AUSTIN — A crowd of Texans gathered peacefully outside of Austin city hall beginning on Oct. 5 to launch a multi-day, non-partisan public demonstration titled “Occupy Austin.”
Sign-waving and banner-carrying people and speakers expressed their views on such topics as government bailouts, home foreclosures, lack of job opportunities, corporate greed, hard-to-repay loans and general economic gloom.
Similar events emerged in other cities across the nation, inspired by the world media attention-grabbing “Occupy Wall Street” gathering that began in New York, N.Y. on Constitution Day, Sept. 17.
The Austin crowd, swelling to more than 1,000 at times, generated a carnival-like atmosphere with cautious police on scene. Many participants identified themselves as “The 99%” — meaning those who would not be classified as in the top 1 percent of Americans, by wealth. By the third day of Occupy Austin, and with long-awaited rain falling intermittently, the number of demonstrators ebbed and flowed, sometimes shrinking to fewer than 200. But on the morning of Oct. 10, the Columbus Day holiday, a crowd had assembled again at the city hall plaza.
Austin police closely monitored the demonstration, prepared to enforce the city’s ordinance that prohibits the use of a public area to carry on cooking activities, dig, store personal belongings, make a camp fire or use a tent, other shelter or vehicle for a living accommodation.
EPA proposes looser air rule
The U.S. Environmental Protection Agency on Oct. 6 proposed a tweak to its Cross State Air Pollution Rule that would allow Texas to emit more smoke than originally approved from its coal-fired power plants.
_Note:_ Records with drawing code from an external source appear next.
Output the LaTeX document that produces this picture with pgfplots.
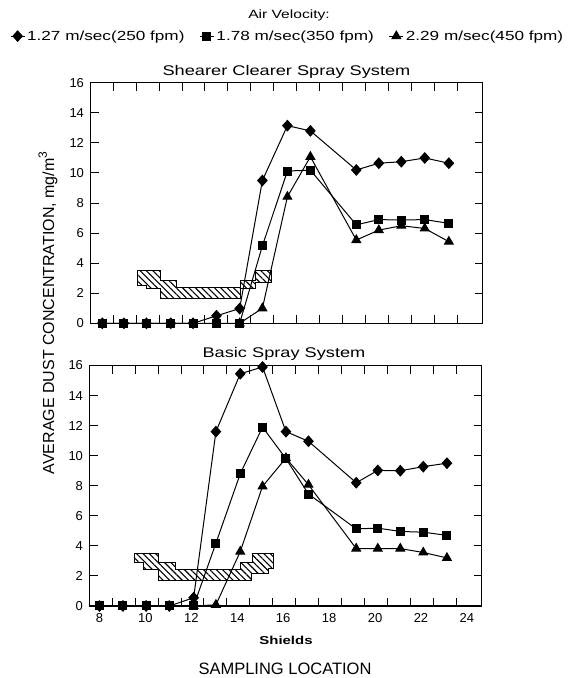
\documentclass[border=0pt]{standalone}
\usepackage{fontspec}
\setmainfont{Liberation Sans}
\newfontfamily\wide{Liberation Sans}[FakeStretch=1.3]
\usepackage{pgfplots}
\pgfplotsset{compat=1.18}
\usetikzlibrary{patterns.meta}

\pgfplotsset{
 dustaxis/.style={
  scale only axis, width=392pt, height=240.5pt, anchor=south west,
  xmin=7.565, xmax=24.635, ymin=0, ymax=16,
  xtick={8,10,...,24},
  minor xtick={8.55,9.55,10.55,11.55,12.55,13.55,14.55,15.55,16.55,17.55,18.55,19.55,20.55,21.55,22.55,23.55},
  major x tick style={draw=none},
  ytick={0,2,...,16},
  major tick length=8pt, minor tick length=8pt,
  tick style={line width=1pt, black},
  axis line style={line width=1.3pt},
  tick label style={font=\fontsize{13}{15}\selectfont},
  /pgf/number format/assume math mode=true,
  yticklabel style={xshift=-3pt},
  xticklabel style={yshift=-4pt},
 },
 ser/.style={black, line width=1pt, mark options={solid, fill=black}},
 hatch/.style={draw=black, line width=1pt, forget plot, mark=none,
   pattern={Lines[angle=-45,distance=4.5pt,line width=1.1pt]}},
}

\begin{document}
\begin{tikzpicture}
\path[use as bounding box] (0,0) rectangle (568pt,678pt);

% ---------- top panel ----------
\begin{axis}[dustaxis, at={(90.5pt,354.7pt)}, xticklabels={},
  legend columns=3,
  legend style={draw=none, fill=none, at={(axis description cs:0.503,1.194)}, anchor=center,
    font=\wide\fontsize{13.2}{15}\selectfont,
    /tikz/every even column/.append style={column sep=13pt}},
  legend image code/.code={\draw[#1, mark repeat=2, mark phase=2] plot coordinates {(0pt,0pt) (7pt,0pt) (14pt,0pt)};}
]
\addplot[hatch] coordinates {(9.6,3.48) (10.63,3.48) (10.63,2.88) (11.3,2.88) (11.3,2.4) (14.08,2.4) (14.08,2.88) (14.73,2.88) (14.73,3.48) (15.45,3.48) (15.45,2.7) (14.73,2.7) (14.73,2.33) (14.08,2.33) (14.08,1.66) (10.63,1.66) (10.63,2.33) (10.0,2.33) (10.0,2.5) (9.6,2.5)} --cycle;
\addplot[ser, mark=diamond*, mark size=5.2pt, mark options={xscale=1.2}] coordinates {
 (8.08,0) (9.02,0) (10.0,0) (11.06,0) (12.03,0) (13.05,0.5) (14.06,0.98) (15.05,9.5) (16.14,13.15) (17.14,12.8)
 (19.14,10.2) (20.12,10.65) (21.1,10.75) (22.12,11.0) (23.17,10.65)};
\addlegendentry{1.27 m/sec(250 fpm)}
\addplot[ser, mark=square*, mark size=4pt] coordinates {
 (8.08,0) (9.02,0) (10.0,0) (11.06,0) (12.03,0) (13.05,0) (14.06,0) (15.05,5.15) (16.14,10.13) (17.14,10.19)
 (19.14,6.55) (20.12,6.9) (21.1,6.87) (22.12,6.9) (23.17,6.65)};
\addlegendentry{1.78 m/sec(350 fpm)}
\addplot[ser, mark=triangle*, mark size=5pt] coordinates {
 (14.06,0) (15.05,1.0) (16.14,8.42) (17.14,11.08)
 (19.14,5.54) (20.12,6.2) (21.1,6.49) (22.12,6.31) (23.17,5.43)};
\addlegendentry{2.29 m/sec(450 fpm)}
\end{axis}

% ---------- bottom panel ----------
\begin{axis}[dustaxis, at={(89.5pt,72pt)}]
\addplot[hatch] coordinates {(9.53,3.47) (10.57,3.47) (10.57,2.89) (11.3,2.89) (11.3,2.44) (14.13,2.44) (14.13,2.89) (14.67,2.89) (14.67,3.47) (15.58,3.47) (15.58,2.51) (15.36,2.51) (15.36,2.18) (14.64,2.18) (14.64,1.69) (10.57,1.69) (10.57,2.44) (9.92,2.44) (9.92,2.89) (9.53,2.89)} --cycle;
\addplot[ser, mark=diamond*, mark size=5.2pt, mark options={xscale=1.2}] coordinates {
 (8,0) (9.02,0) (10.03,0) (11.04,0) (12.1,0.55) (13.07,11.6) (14.13,15.45) (15.1,15.9) (16.12,11.6) (17.1,10.96)
 (19.18,8.2) (20.12,9.02) (21.1,9.0) (22.1,9.27) (23.13,9.5)};
\addplot[ser, mark=square*, mark size=4pt] coordinates {
 (8,0) (9.02,0) (10.03,0) (11.04,0) (12.1,0) (13.07,4.18) (14.13,8.8) (15.1,11.9) (16.12,9.8) (17.1,7.45)
 (19.18,5.13) (20.12,5.18) (21.1,4.96) (22.1,4.91) (23.13,4.7)};
\addplot[ser, mark=triangle*, mark size=5pt] coordinates {
 (12.1,0) (13.07,0.08) (14.13,3.62) (15.1,7.96) (16.12,9.84) (17.1,8.07)
 (19.18,3.82) (20.12,3.82) (21.1,3.82) (22.1,3.56) (23.13,3.2)};
\end{axis}

% ---------- texts ----------
\node[font=\wide\fontsize{12}{14}\selectfont, anchor=base] at (289pt,659pt) {Air Velocity:};
\node[font=\wide\fontsize{14}{16}\selectfont, anchor=base] at (286.5pt,602.5pt) {Shearer Clearer Spray System};
\node[font=\wide\fontsize{14}{16}\selectfont, anchor=base] at (284pt,320pt) {Basic Spray System};
\node[font=\wide\bfseries\fontsize{11.5}{14}\selectfont, anchor=base] at (286pt,33pt) {Shields};
\node[font=\fontsize{16.5}{18}\selectfont, anchor=base] at (285pt,4pt) {SAMPLING LOCATION};
\node[rotate=90, font=\fontsize{16}{18}\selectfont] at (48pt,365pt) {AVERAGE DUST CONCENTRATION, mg/m\raisebox{0.45em}{\fontsize{12}{12}\selectfont 3}};
\end{tikzpicture}
\end{document}
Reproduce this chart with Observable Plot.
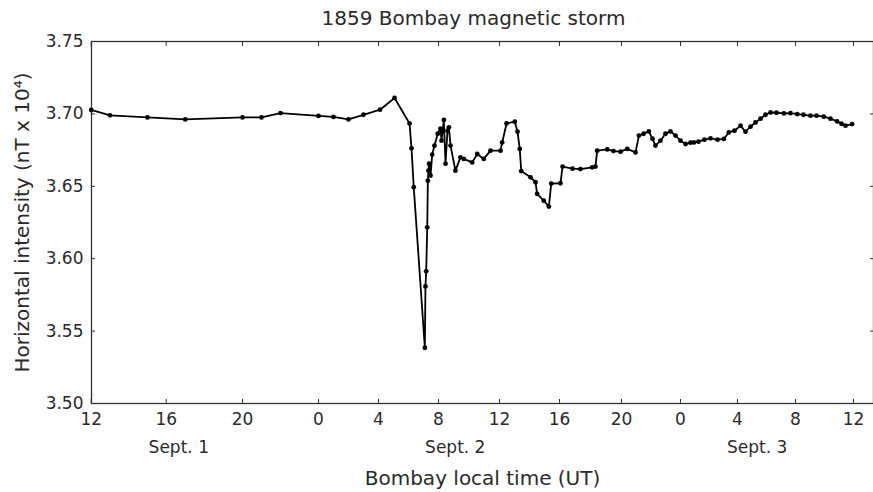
<!DOCTYPE html>
<html>
<head>
<meta charset="utf-8">
<script src="https://cdn.jsdelivr.net/npm/d3@7"></script>
<script src="https://cdn.jsdelivr.net/npm/@observablehq/plot@0.6"></script>
<style>
  html, body { margin: 0; padding: 0; background: #fff; }
</style>
</head>
<body>
<div id="chart"></div>
<script>
// Hours since Sept. 1, 12:00 (Bombay local time)
const hours = [
  0, 1, 3, 5, 8, 9, 10, 12, 13, 14, 15, 16.1, 17.07, 18.07, 18.2, 18.35,
  19.09, 19.13, 19.18, 19.25, 19.29, 19.33, 19.37, 19.47, 19.58, 19.73, 19.95,
  20.13, 20.2, 20.35, 20.46, 20.59, 20.68, 20.79, 21.11, 21.44, 21.66, 22.21,
  22.54, 22.97, 23.41, 24.07, 24.18, 24.47, 25.02, 25.2, 25.35, 25.45, 26.07,
  26.4, 26.51, 26.95, 27.29, 27.45, 28.06, 28.2, 28.84, 29.35, 30.11, 30.32,
  30.43, 31.08, 31.48, 31.94, 32.39, 32.95, 33.18, 33.5, 33.85, 34.1, 34.3,
  34.64, 34.98, 35.32, 35.66, 36.0, 36.35, 36.7, 36.94, 37.26, 37.68, 38.11,
  38.6, 39.04, 39.39, 39.79, 40.21, 40.55, 40.9, 41.24, 41.59, 41.93, 42.28,
  42.69, 43.2, 43.66, 44.12, 44.55, 45.03, 45.45, 45.95, 46.41, 46.87, 47.17,
  47.45, 47.91
];
// Horizontal intensity (nT x 10^4)
const intensity = [
  3.7027, 3.6990, 3.6976, 3.6962, 3.6976, 3.6976, 3.7006, 3.6986, 3.6979, 3.6962, 3.6994, 3.7029, 3.7110, 3.6934, 3.6762, 3.6494,
  3.5385, 3.5808, 3.5913, 3.6217, 3.6539, 3.6608, 3.6656, 3.6574, 3.6719, 3.6780, 3.6863,
  3.6898, 3.6815, 3.6958, 3.6656, 3.6884, 3.6907, 3.6781, 3.6608, 3.6700, 3.6689, 3.6665,
  3.6723, 3.6689, 3.6746, 3.6746, 3.6803, 3.6934, 3.6946, 3.6877, 3.6758, 3.6605, 3.6562,
  3.6528, 3.6448, 3.6401, 3.6360, 3.6519, 3.6521, 3.6636, 3.6622, 3.6619, 3.6631, 3.6636,
  3.6746, 3.6755, 3.6743, 3.6739, 3.6758, 3.6734, 3.6850, 3.6863, 3.6879, 3.6829, 3.6781,
  3.6815, 3.6863, 3.6879, 3.6850, 3.6815, 3.6792, 3.6801, 3.6803, 3.6808, 3.6822, 3.6831,
  3.6822, 3.6827, 3.6872, 3.6884, 3.6919, 3.6877, 3.6912, 3.6941, 3.6967, 3.6994, 3.7010,
  3.7008, 3.7003, 3.7005, 3.6999, 3.6994, 3.6988, 3.6988, 3.6981, 3.6967, 3.6948, 3.6932,
  3.6919, 3.6930
];

const tickHours = [0, 4, 8, 12, 16, 20, 24, 28, 32, 36, 40, 44, 48];
const tickLabels = ["12", "16", "20", "0", "4", "8", "12", "16", "20", "0", "4", "8", "12"];
const yTicks = [3.50, 3.55, 3.60, 3.65, 3.70, 3.75];

const dayLabels = ["Sept. 1", "Sept. 2", "Sept. 3"];
const dayHours = [4.66, 21.1, 41.36];

const title = "1859 Bombay magnetic storm";
const xLabel = "Bombay local time (UT)";
const yLabel = "Horizontal intensity (nT x 10\u2074)";

const data = hours.map((h, i) => ({h, v: intensity[i]}));
const days = dayLabels.map((label, i) => ({label, h: dayHours[i]}));
const tickLabelOf = new Map(tickHours.map((h, i) => [h, tickLabels[i]]));

// The original figure's time axis is not uniform: piecewise scale
const xDomain = [0, 4, 8, 12, 16, 20, 24, 28, 32, 36, 40, 44, 48, 49.4];
const xRange = [90.7, 165.7, 242, 318, 378, 438, 499, 559, 621, 680, 737, 795, 853, 873];

const ink = "#2a2a2a";

const chart = Plot.plot({
  width: 873,
  height: 492,
  marginLeft: 91,
  marginRight: 0,
  marginTop: 41,
  marginBottom: 89,
  style: {fontFamily: "'DejaVu Sans', sans-serif", fontSize: "17px", color: ink, background: "#fff"},
  x: {type: "linear", domain: xDomain, range: xRange},
  y: {domain: [3.50, 3.75]},
  marks: [
    Plot.frame({stroke: "#333", strokeWidth: 1.3}),
    // inward ticks on all four sides
    Plot.axisX({anchor: "bottom", ticks: tickHours, tickSize: 4, dy: -4, fill: "none", label: null, stroke: "#333"}),
    Plot.axisX({anchor: "top", ticks: tickHours, tickSize: 4, dy: 4, fill: "none", label: null, stroke: "#333"}),
    Plot.axisY({anchor: "left", ticks: yTicks, tickSize: 4, dx: 4, fill: "none", label: null, stroke: "#333"}),
    Plot.axisY({anchor: "right", ticks: yTicks, tickSize: 4, dx: -4, fill: "none", label: null, stroke: "#333"}),
    // tick labels
    Plot.axisX({anchor: "bottom", ticks: tickHours, tickSize: 0, tickPadding: 9, label: null,
                tickFormat: d => tickLabelOf.get(d)}),
    Plot.axisY({anchor: "left", ticks: yTicks, tickSize: 0, tickPadding: 8, label: null,
                tickFormat: d3.format(".2f")}),
    // data
    Plot.line(data, {x: "h", y: "v", stroke: "#000", strokeWidth: 1.8}),
    Plot.dot(data, {x: "h", y: "v", r: 2.4, fill: "#000"}),
    // day labels
    Plot.text(days, {x: "h", text: "label", frameAnchor: "bottom", dy: 44, lineAnchor: "middle", fill: ink}),
    // axis titles and title
    Plot.text([xLabel], {frameAnchor: "bottom", dy: 75, lineAnchor: "middle", fontSize: 20, fill: ink}),
    Plot.text([yLabel], {frameAnchor: "left", dx: -69, rotate: -90, textAnchor: "middle", lineAnchor: "middle", fontSize: 20, fill: ink}),
    Plot.text([title], {frameAnchor: "top", dy: -23, dx: -9, lineAnchor: "middle", fontSize: 20, fill: ink})
  ]
});

document.getElementById("chart").append(chart);
</script>
</body>
</html>
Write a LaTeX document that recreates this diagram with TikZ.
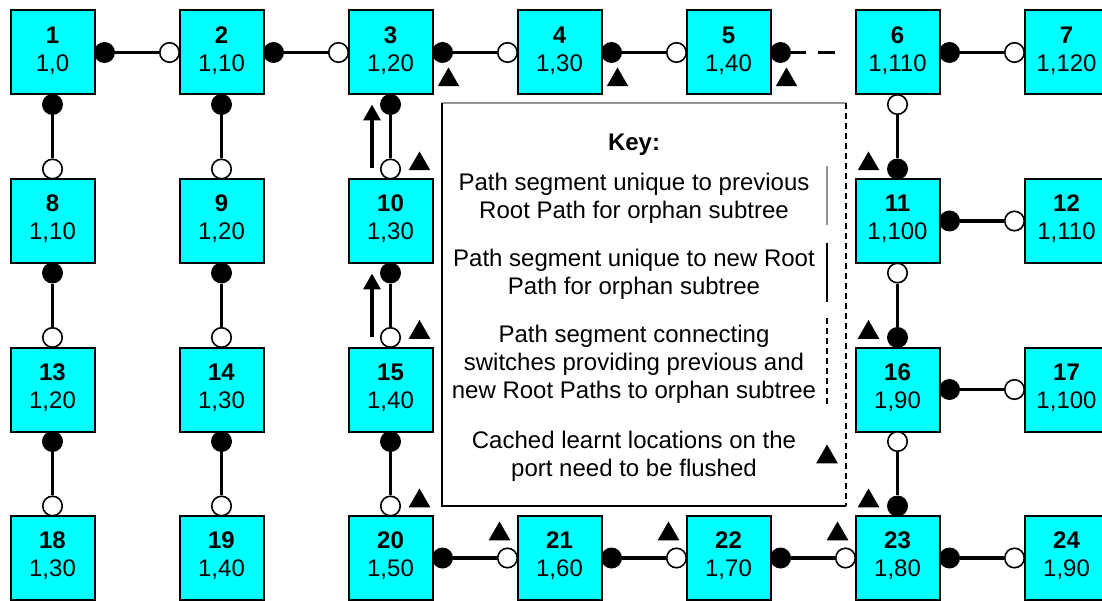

Gov. Perry issued a statement following the EPA’s announcement, saying, “The changes proposed today by the EPA prove there are undeniable flaws with the CSAPR rule that would cause job losses and higher energy costs with no definite environmental benefit to Texas. The EPA added Texas in the 11th hour, circumventing the appropriate comment period for this rule without regard to the harm it would cause to Texas families and employers. We will continue to fight the job killing mandates passed down by this administration and the unelected bureaucrats at the EPA.”
The Dallas-based power company Luminant called the EPA proposal “a step forward” but said the proposed revisions would have to undergo an analysis.
Meanwhile, Attorney General Greg Abbott reiterated his and the governor’s position that the CSAPR regulations “threaten job losses for hardworking Texans undermine electric reliability for Texas families.” But Abbott went further, asserting, “making minor technical corrections cannot make these regulations lawful.” Abbott’s office said plans are to continue the state’s legal challenge to the federal clean air rules.
Personnel changes at agencies
Deirdre Delisi on Oct. 6 resigned as chair of the five-member Texas Transportation Commission, the agency that oversees the statewide activities of the Texas Department of Transportation. Gov. Rick Perry appointed Delisi chair in April 2008. Her term was to expire in February 2013.
Gov. Perry on Oct. 7 promoted Texas Transportation Commission member Ted Houghton to the chairmanship, replacing Delisi.
Houghton was appointed to the Commission in 2003 by Perry and reappointed in 2009. The El Paso native is self-employed in the financial services industry and he is the first resident of El Paso to serve on the Commission.
In late September, the Texas Transportation Commission selected former Texas Secretary of State Phil Wilson as executive director of the Texas Department of Transportation, effective Oct. 17.
Wilson, currently a high level executive for the power company Luminant, also has chaired the Governor’s Competitiveness Council and served on Gov. Perry’s staff. Wilson succeeds Amadeo Saenz as chief executive of the 12,000-employee agency. Saenz, who had held the post since 2007, retired at the end of August after 33 years with TxDOT.
Wildfire assistance made available
Victims of wildfires may apply for disaster unemployment assistance with the Texas Workforce Commission as a result of an expansion of the Presidential Disaster Declaration, FEMA 4029, the agency announced recently.
Assistance now is to include workers who lost their jobs and self-employed individuals who have been unable to work due to wildfires in Anderson, Caldwell, Fayette, Henderson, Hill and Rusk counties. Similar unemployment assistance previously was approved for Bastrop, Cass, Colorado, Gregg, Grimes, Harrison, Houston, Leon, Marion, Montgomery, Smith, Travis, Upshur, Walker, Waller and Williamson counties.
To apply for assistance the toll-free number to call is 800-939-6631 and the website is ui.texasworkforce.org.